> **To do**
Write out each line exactly as given. Leave the pictures out of your copy.

> **Provided data**
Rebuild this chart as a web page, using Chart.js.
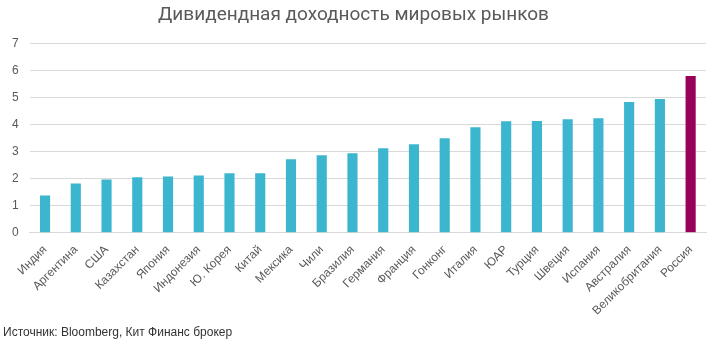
<!DOCTYPE html>
<html>
<head>
<meta charset="utf-8">
<script src="https://cdn.jsdelivr.net/npm/chart.js@4"></script>
<style>
  html, body { margin: 0; padding: 0; background: #fff; }
  #wrap { position: relative; width: 715px; height: 346px; }
  #source { position: absolute; left: 3px; top: 325px; font: 12px "Liberation Sans", Arial, sans-serif; color: #333; }
</style>
</head>
<body>
<div id="wrap">
  <canvas id="chart" width="715" height="346"></canvas>
  <div id="source">Источник: Bloomberg, Кит Финанс брокер</div>
</div>
<script>
  "use strict";

  var countries = ["Индия", "Аргентина", "США", "Казахстан", "Япония", "Индонезия", "Ю. Корея", "Китай",
    "Мексика", "Чили", "Бразилия", "Германия", "Франция", "Гонконг", "Италия", "ЮАР", "Турция",
    "Швеция", "Испания", "Австралия", "Великобритания", "Россия"];
  var yields = [1.38, 1.82, 1.97, 2.05, 2.08, 2.12, 2.2, 2.2, 2.72, 2.87, 2.94, 3.13, 3.28, 3.5,
    3.91, 4.13, 4.14, 4.2, 4.24, 4.84, 4.95, 5.81];
  var yTicks = [0, 1, 2, 3, 4, 5, 6, 7];

  var barColors = countries.map(function (c) {
    return c === "Россия" ? "#990059" : "#3CB6CE";
  });

  var ctx = document.getElementById("chart").getContext("2d");
  new Chart(ctx, {
    type: "bar",
    data: {
      labels: countries,
      datasets: [{
        data: yields,
        backgroundColor: barColors,
        barPercentage: 0.33,
        categoryPercentage: 1
      }]
    },
    options: {
      responsive: false,
      animation: false,
      layout: { padding: { left: 1, right: 9, top: 0, bottom: 26 } },
      plugins: {
        legend: { display: false },
        tooltip: { enabled: false },
        title: {
          display: true,
          text: "Дивидендная доходность мировых рынков",
          color: "#595959",
          font: { family: "Liberation Sans Narrow, Roboto, sans-serif", size: 19, weight: "normal" },
          padding: { top: 4, bottom: 17 }
        }
      },
      scales: {
        x: {
          grid: { display: false },
          border: { color: "#d9d9d9" },
          ticks: {
            color: "#595959",
            font: { family: "Liberation Sans, Arial, sans-serif", size: 12 },
            maxRotation: 45,
            minRotation: 45,
            autoSkip: false,
            padding: 2
          }
        },
        y: {
          min: yTicks[0],
          max: yTicks[yTicks.length - 1],
          afterBuildTicks: function (axis) {
            axis.ticks = yTicks.map(function (v) { return { value: v }; });
          },
          grid: { color: "#d9d9d9", drawTicks: false },
          border: { display: false },
          ticks: {
            color: "#595959",
            font: { family: "Liberation Sans, Arial, sans-serif", size: 12 },
            padding: 11
          }
        }
      }
    }
  });
</script>
</body>
</html>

> **Response**
Rebuild this chart as a web page, using Chart.js.
<!DOCTYPE html>
<html>
<head>
<meta charset="utf-8">
<script src="https://cdn.jsdelivr.net/npm/chart.js@4"></script>
<style>
  html, body { margin: 0; padding: 0; background: #fff; }
  #wrap { position: relative; width: 715px; height: 346px; }
  #source { position: absolute; left: 3px; top: 325px; font: 12px "Liberation Sans", Arial, sans-serif; color: #333; }
</style>
</head>
<body>
<div id="wrap">
  <canvas id="chart" width="715" height="346"></canvas>
  <div id="source">Источник: Bloomberg, Кит Финанс брокер</div>
</div>
<script>
  "use strict";

  var countries = ["Индия", "Аргентина", "США", "Казахстан", "Япония", "Индонезия", "Ю. Корея", "Китай",
    "Мексика", "Чили", "Бразилия", "Германия", "Франция", "Гонконг", "Италия", "ЮАР", "Турция",
    "Швеция", "Испания", "Австралия", "Великобритания", "Россия"];
  var yields = [1.38, 1.82, 1.97, 2.05, 2.08, 2.12, 2.2, 2.2, 2.72, 2.87, 2.94, 3.13, 3.28, 3.5,
    3.91, 4.13, 4.14, 4.2, 4.24, 4.84, 4.95, 5.81];
  var yTicks = [0, 1, 2, 3, 4, 5, 6, 7];

  var barColors = countries.map(function (c) {
    return c === "Россия" ? "#990059" : "#3CB6CE";
  });

  var ctx = document.getElementById("chart").getContext("2d");
  new Chart(ctx, {
    type: "bar",
    data: {
      labels: countries,
      datasets: [{
        data: yields,
        backgroundColor: barColors,
        barPercentage: 0.33,
        categoryPercentage: 1
      }]
    },
    options: {
      responsive: false,
      animation: false,
      layout: { padding: { left: 1, right: 9, top: 0, bottom: 26 } },
      plugins: {
        legend: { display: false },
        tooltip: { enabled: false },
        title: {
          display: true,
          text: "Дивидендная доходность мировых рынков",
          color: "#595959",
          font: { family: "Liberation Sans Narrow, Roboto, sans-serif", size: 19, weight: "normal" },
          padding: { top: 4, bottom: 17 }
        }
      },
      scales: {
        x: {
          grid: { display: false },
          border: { color: "#d9d9d9" },
          ticks: {
            color: "#595959",
            font: { family: "Liberation Sans, Arial, sans-serif", size: 12 },
            maxRotation: 45,
            minRotation: 45,
            autoSkip: false,
            padding: 2
          }
        },
        y: {
          min: yTicks[0],
          max: yTicks[yTicks.length - 1],
          afterBuildTicks: function (axis) {
            axis.ticks = yTicks.map(function (v) { return { value: v }; });
          },
          grid: { color: "#d9d9d9", drawTicks: false },
          border: { display: false },
          ticks: {
            color: "#595959",
            font: { family: "Liberation Sans, Arial, sans-serif", size: 12 },
            padding: 11
          }
        }
      }
    }
  });
</script>
</body>
</html>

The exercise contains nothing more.